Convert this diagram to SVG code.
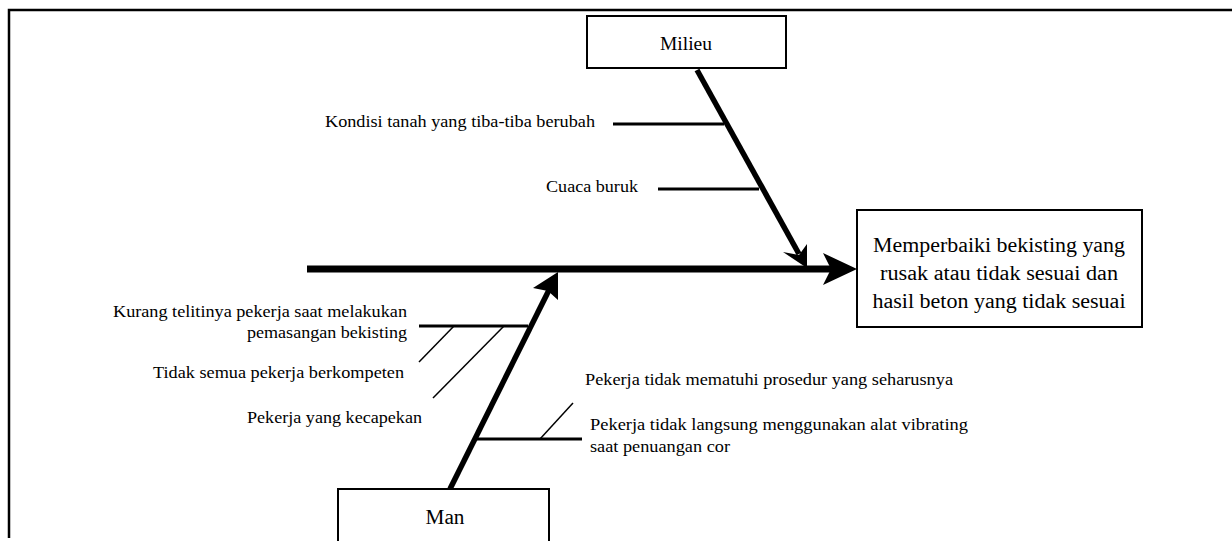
<svg xmlns="http://www.w3.org/2000/svg" width="1232" height="541" viewBox="0 0 1232 541">
<style>
.box{fill:#fff;stroke:#000;stroke-width:2}
.bone{stroke:#000;stroke-width:5.5;fill:none}
.spine{stroke:#000;stroke-width:7;fill:none}
.br{stroke:#000;stroke-width:3;fill:none}
.sub{stroke:#000;stroke-width:1.5;fill:none}
.head{fill:#000}
</style>
<rect x="0" y="0" width="1232" height="541" fill="#fff"/>
<path d="M9,538 V10 H1232" fill="none" stroke="#000" stroke-width="2.5"/>
<g id="connectors">
<line class="spine" x1="307" y1="269" x2="832" y2="269"/>
<polygon class="head" points="857,269 823,253 831,269 823,285"/>
<line class="bone" x1="697" y1="70" x2="799" y2="254"/>
<polygon class="head" points="807,268 783,252 799,255 807,244"/>
<line class="bone" x1="450" y1="489" x2="549" y2="290"/>
<polygon class="head" points="558,272 533,288 548,291 558,300"/>
<line class="br" x1="613" y1="124" x2="724" y2="124"/>
<line class="br" x1="658" y1="189" x2="759" y2="189"/>
<line class="br" x1="419" y1="326" x2="528" y2="326"/>
<line class="sub" x1="419" y1="362" x2="454" y2="326"/>
<line class="sub" x1="433" y1="398" x2="504" y2="326"/>
<line class="br" x1="477" y1="439" x2="582" y2="439"/>
<line class="sub" x1="540" y1="439" x2="573" y2="403"/>
</g>
<g font-family="'Liberation Serif', 'Times New Roman', serif" fill="#000" lengthAdjust="spacingAndGlyphs">
<g id="milieu">
<rect class="box" x="587" y="16" width="199" height="52"/>
<text x="686" y="50" font-size="19" text-anchor="middle" textLength="52" lengthAdjust="spacingAndGlyphs">Milieu</text>
</g>
<g id="man">
<rect class="box" x="338" y="489" width="211" height="60"/>
<text x="445" y="524" font-size="20" text-anchor="middle" textLength="39" lengthAdjust="spacingAndGlyphs">Man</text>
</g>
<g id="effect">
<rect class="box" x="857" y="210" width="285" height="117"/>
<text x="999" y="252" font-size="20" text-anchor="middle" textLength="252" lengthAdjust="spacingAndGlyphs">Memperbaiki bekisting yang</text>
<text x="999" y="280" font-size="20" text-anchor="middle" textLength="238" lengthAdjust="spacingAndGlyphs">rusak atau tidak sesuai dan</text>
<text x="999" y="308" font-size="20" text-anchor="middle" textLength="253" lengthAdjust="spacingAndGlyphs">hasil beton yang tidak sesuai</text>
</g>
<g id="cause-milieu-1"><text font-size="17" x="325" y="127" textLength="270" lengthAdjust="spacingAndGlyphs">Kondisi tanah yang tiba-tiba berubah</text></g>
<g id="cause-milieu-2"><text font-size="17" x="546" y="192" textLength="92" lengthAdjust="spacingAndGlyphs">Cuaca buruk</text></g>
<g id="cause-man-1"><text font-size="17" x="113" y="317" textLength="294" lengthAdjust="spacingAndGlyphs">Kurang telitinya pekerja saat melakukan</text><text font-size="17" x="247" y="338" textLength="160" lengthAdjust="spacingAndGlyphs">pemasangan bekisting</text></g>
<g id="cause-man-2"><text font-size="17" x="153" y="378" textLength="251" lengthAdjust="spacingAndGlyphs">Tidak semua pekerja berkompeten</text></g>
<g id="cause-man-3"><text font-size="17" x="247" y="423" textLength="175" lengthAdjust="spacingAndGlyphs">Pekerja yang kecapekan</text></g>
<g id="cause-man-4"><text font-size="16" x="585" y="385" textLength="368" lengthAdjust="spacingAndGlyphs">Pekerja tidak mematuhi prosedur yang seharusnya</text></g>
<g id="cause-man-5"><text font-size="16" x="590" y="430" textLength="378" lengthAdjust="spacingAndGlyphs">Pekerja tidak langsung menggunakan alat vibrating</text><text font-size="16" x="590" y="452" textLength="140" lengthAdjust="spacingAndGlyphs">saat penuangan cor</text></g>
</g>
</svg>
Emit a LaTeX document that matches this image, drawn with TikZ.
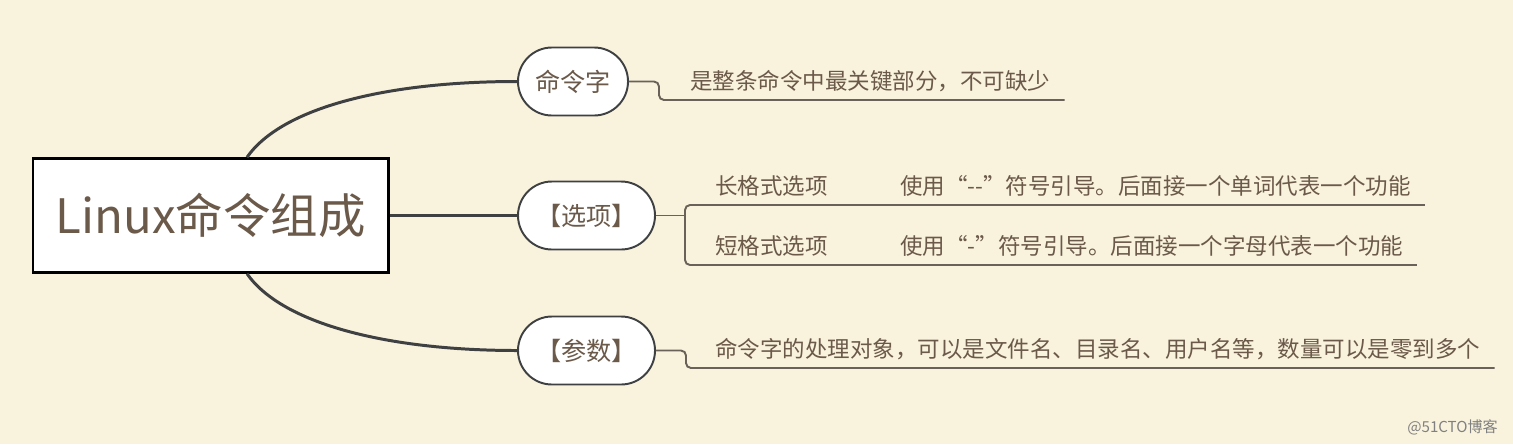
\documentclass[tikz,border=0pt]{standalone}
\usepackage{fontspec}
\setmainfont{Noto Sans CJK SC}
\usepackage{tikz}
\usetikzlibrary{positioning,calc}
\definecolor{paper}{RGB}{249,243,221}
\definecolor{txt}{RGB}{107,89,73}
\definecolor{branchc}{RGB}{62,64,66}
\definecolor{leafc}{RGB}{106,98,88}
\tikzstyle{root} = [draw=black,line width=1.7pt,fill=white,text=txt,minimum width=7.1cm,minimum height=2.27cm,font=\fontsize{27}{32}\selectfont]
\tikzstyle{pill} = [draw=branchc,line width=1.1pt,fill=white,text=txt,rounded corners=0.68cm,minimum height=1.36cm,font=\fontsize{14.3}{17}\selectfont]
\tikzstyle{desc} = [text=txt,anchor=south west,inner xsep=0.28cm,inner ysep=0.16cm,font=\fontsize{12.8}{15}\selectfont]
\tikzstyle{branch} = [draw=branchc,line width=1.7pt]
\tikzstyle{leaf} = [draw=leafc,line width=1.1pt,rounded corners=0.1cm]

\begin{document}
\begin{tikzpicture}
	\fill[paper] (0,0) rectangle (30.26,-8.88);
	\useasboundingbox (0,0) rectangle (30.26,-8.88);
	\node[root] (root) at (4.21,-4.31) {Linux命令组成};
	\node[pill,minimum width=2.2cm] (cmd) at (11.46,-1.63) {命令字};
	\node[pill,minimum width=2.74cm] (opt) at (11.73,-4.31) {【选项】};
	\node[pill,minimum width=2.74cm] (par) at (11.73,-7.01) {【参数】};
	\draw[branch] ([xshift=0.73cm]root.north) .. controls +(0.7,1.0) and +(-2.6,0) .. (cmd.west);
	\draw[branch] (root.east) -- (opt.west);
	\draw[branch] ([xshift=0.73cm]root.south) .. controls +(0.7,-1.0) and +(-2.6,0) .. (par.west);
	% 命令字
	\node[desc] (d1) at (13.52,-2.0) {是整条命令中最关键部分，不可缺少};
	\draw[leaf] (cmd.east) -- ++(0.6,0) |- (d1.south east);
	% 选项
	\node[desc,inner xsep=0.6cm] (lopt) at (13.7,-4.1) {长格式选项};
	\node[desc,inner xsep=0.6cm] (sopt) at (13.7,-5.3) {短格式选项};
	\node[desc] (ldesc) at (17.72,-4.1) {使用“-{}-”符号引导。后面接一个单词代表一个功能};
	\node[desc] (sdesc) at (17.72,-5.3) {使用“-”符号引导。后面接一个字母代表一个功能};
	\draw[leaf] (opt.east) -- (opt.east -| lopt.south west);
	\draw[leaf] (lopt.south east) -- (lopt.south west) -- (sopt.south west) -- (sopt.south east);
	\draw[leaf] (lopt.south east) -- (ldesc.south east);
	\draw[leaf] (sopt.south east) -- (sdesc.south east);
	% 参数
	\node[desc] (pdesc) at (14.02,-7.36) {命令字的处理对象，可以是文件名、目录名、用户名等，数量可以是零到多个};
	\draw[leaf] (par.east) -- ++(0.6,0) |- (pdesc.south east);
	\node[anchor=east,text=gray,font=\fontsize{8.6}{10}\selectfont] (mark) at (30.08,-8.55) {@51CTO博客};
\end{tikzpicture}
\end{document}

§ WRITTEN INSTRUCTION
Extract the entries in full, exactly as they are, minus the pictures.

§ ANSWER TO THIS TASK
Convert this diagram to SVG code.
<svg xmlns="http://www.w3.org/2000/svg" width="1232" height="541" viewBox="0 0 1232 541">
<style>
.box{fill:#fff;stroke:#000;stroke-width:2}
.bone{stroke:#000;stroke-width:5.5;fill:none}
.spine{stroke:#000;stroke-width:7;fill:none}
.br{stroke:#000;stroke-width:3;fill:none}
.sub{stroke:#000;stroke-width:1.5;fill:none}
.head{fill:#000}
</style>
<rect x="0" y="0" width="1232" height="541" fill="#fff"/>
<path d="M9,538 V10 H1232" fill="none" stroke="#000" stroke-width="2.5"/>
<g id="connectors">
<line class="spine" x1="307" y1="269" x2="832" y2="269"/>
<polygon class="head" points="857,269 823,253 831,269 823,285"/>
<line class="bone" x1="697" y1="70" x2="799" y2="254"/>
<polygon class="head" points="807,268 783,252 799,255 807,244"/>
<line class="bone" x1="450" y1="489" x2="549" y2="290"/>
<polygon class="head" points="558,272 533,288 548,291 558,300"/>
<line class="br" x1="613" y1="124" x2="724" y2="124"/>
<line class="br" x1="658" y1="189" x2="759" y2="189"/>
<line class="br" x1="419" y1="326" x2="528" y2="326"/>
<line class="sub" x1="419" y1="362" x2="454" y2="326"/>
<line class="sub" x1="433" y1="398" x2="504" y2="326"/>
<line class="br" x1="477" y1="439" x2="582" y2="439"/>
<line class="sub" x1="540" y1="439" x2="573" y2="403"/>
</g>
<g font-family="'Liberation Serif', 'Times New Roman', serif" fill="#000" lengthAdjust="spacingAndGlyphs">
<g id="milieu">
<rect class="box" x="587" y="16" width="199" height="52"/>
<text x="686" y="50" font-size="19" text-anchor="middle" textLength="52" lengthAdjust="spacingAndGlyphs">Milieu</text>
</g>
<g id="man">
<rect class="box" x="338" y="489" width="211" height="60"/>
<text x="445" y="524" font-size="20" text-anchor="middle" textLength="39" lengthAdjust="spacingAndGlyphs">Man</text>
</g>
<g id="effect">
<rect class="box" x="857" y="210" width="285" height="117"/>
<text x="999" y="252" font-size="20" text-anchor="middle" textLength="252" lengthAdjust="spacingAndGlyphs">Memperbaiki bekisting yang</text>
<text x="999" y="280" font-size="20" text-anchor="middle" textLength="238" lengthAdjust="spacingAndGlyphs">rusak atau tidak sesuai dan</text>
<text x="999" y="308" font-size="20" text-anchor="middle" textLength="253" lengthAdjust="spacingAndGlyphs">hasil beton yang tidak sesuai</text>
</g>
<g id="cause-milieu-1"><text font-size="17" x="325" y="127" textLength="270" lengthAdjust="spacingAndGlyphs">Kondisi tanah yang tiba-tiba berubah</text></g>
<g id="cause-milieu-2"><text font-size="17" x="546" y="192" textLength="92" lengthAdjust="spacingAndGlyphs">Cuaca buruk</text></g>
<g id="cause-man-1"><text font-size="17" x="113" y="317" textLength="294" lengthAdjust="spacingAndGlyphs">Kurang telitinya pekerja saat melakukan</text><text font-size="17" x="247" y="338" textLength="160" lengthAdjust="spacingAndGlyphs">pemasangan bekisting</text></g>
<g id="cause-man-2"><text font-size="17" x="153" y="378" textLength="251" lengthAdjust="spacingAndGlyphs">Tidak semua pekerja berkompeten</text></g>
<g id="cause-man-3"><text font-size="17" x="247" y="423" textLength="175" lengthAdjust="spacingAndGlyphs">Pekerja yang kecapekan</text></g>
<g id="cause-man-4"><text font-size="16" x="585" y="385" textLength="368" lengthAdjust="spacingAndGlyphs">Pekerja tidak mematuhi prosedur yang seharusnya</text></g>
<g id="cause-man-5"><text font-size="16" x="590" y="430" textLength="378" lengthAdjust="spacingAndGlyphs">Pekerja tidak langsung menggunakan alat vibrating</text><text font-size="16" x="590" y="452" textLength="140" lengthAdjust="spacingAndGlyphs">saat penuangan cor</text></g>
</g>
</svg>
Emit a LaTeX document that matches this image, drawn with TikZ.
\documentclass[tikz,border=0pt]{standalone}
\usepackage{fontspec}
\setmainfont{Noto Sans CJK SC}
\usepackage{tikz}
\usetikzlibrary{positioning,calc}
\definecolor{paper}{RGB}{249,243,221}
\definecolor{txt}{RGB}{107,89,73}
\definecolor{branchc}{RGB}{62,64,66}
\definecolor{leafc}{RGB}{106,98,88}
\tikzstyle{root} = [draw=black,line width=1.7pt,fill=white,text=txt,minimum width=7.1cm,minimum height=2.27cm,font=\fontsize{27}{32}\selectfont]
\tikzstyle{pill} = [draw=branchc,line width=1.1pt,fill=white,text=txt,rounded corners=0.68cm,minimum height=1.36cm,font=\fontsize{14.3}{17}\selectfont]
\tikzstyle{desc} = [text=txt,anchor=south west,inner xsep=0.28cm,inner ysep=0.16cm,font=\fontsize{12.8}{15}\selectfont]
\tikzstyle{branch} = [draw=branchc,line width=1.7pt]
\tikzstyle{leaf} = [draw=leafc,line width=1.1pt,rounded corners=0.1cm]

\begin{document}
\begin{tikzpicture}
	\fill[paper] (0,0) rectangle (30.26,-8.88);
	\useasboundingbox (0,0) rectangle (30.26,-8.88);
	\node[root] (root) at (4.21,-4.31) {Linux命令组成};
	\node[pill,minimum width=2.2cm] (cmd) at (11.46,-1.63) {命令字};
	\node[pill,minimum width=2.74cm] (opt) at (11.73,-4.31) {【选项】};
	\node[pill,minimum width=2.74cm] (par) at (11.73,-7.01) {【参数】};
	\draw[branch] ([xshift=0.73cm]root.north) .. controls +(0.7,1.0) and +(-2.6,0) .. (cmd.west);
	\draw[branch] (root.east) -- (opt.west);
	\draw[branch] ([xshift=0.73cm]root.south) .. controls +(0.7,-1.0) and +(-2.6,0) .. (par.west);
	% 命令字
	\node[desc] (d1) at (13.52,-2.0) {是整条命令中最关键部分，不可缺少};
	\draw[leaf] (cmd.east) -- ++(0.6,0) |- (d1.south east);
	% 选项
	\node[desc,inner xsep=0.6cm] (lopt) at (13.7,-4.1) {长格式选项};
	\node[desc,inner xsep=0.6cm] (sopt) at (13.7,-5.3) {短格式选项};
	\node[desc] (ldesc) at (17.72,-4.1) {使用“-{}-”符号引导。后面接一个单词代表一个功能};
	\node[desc] (sdesc) at (17.72,-5.3) {使用“-”符号引导。后面接一个字母代表一个功能};
	\draw[leaf] (opt.east) -- (opt.east -| lopt.south west);
	\draw[leaf] (lopt.south east) -- (lopt.south west) -- (sopt.south west) -- (sopt.south east);
	\draw[leaf] (lopt.south east) -- (ldesc.south east);
	\draw[leaf] (sopt.south east) -- (sdesc.south east);
	% 参数
	\node[desc] (pdesc) at (14.02,-7.36) {命令字的处理对象，可以是文件名、目录名、用户名等，数量可以是零到多个};
	\draw[leaf] (par.east) -- ++(0.6,0) |- (pdesc.south east);
	\node[anchor=east,text=gray,font=\fontsize{8.6}{10}\selectfont] (mark) at (30.08,-8.55) {@51CTO博客};
\end{tikzpicture}
\end{document}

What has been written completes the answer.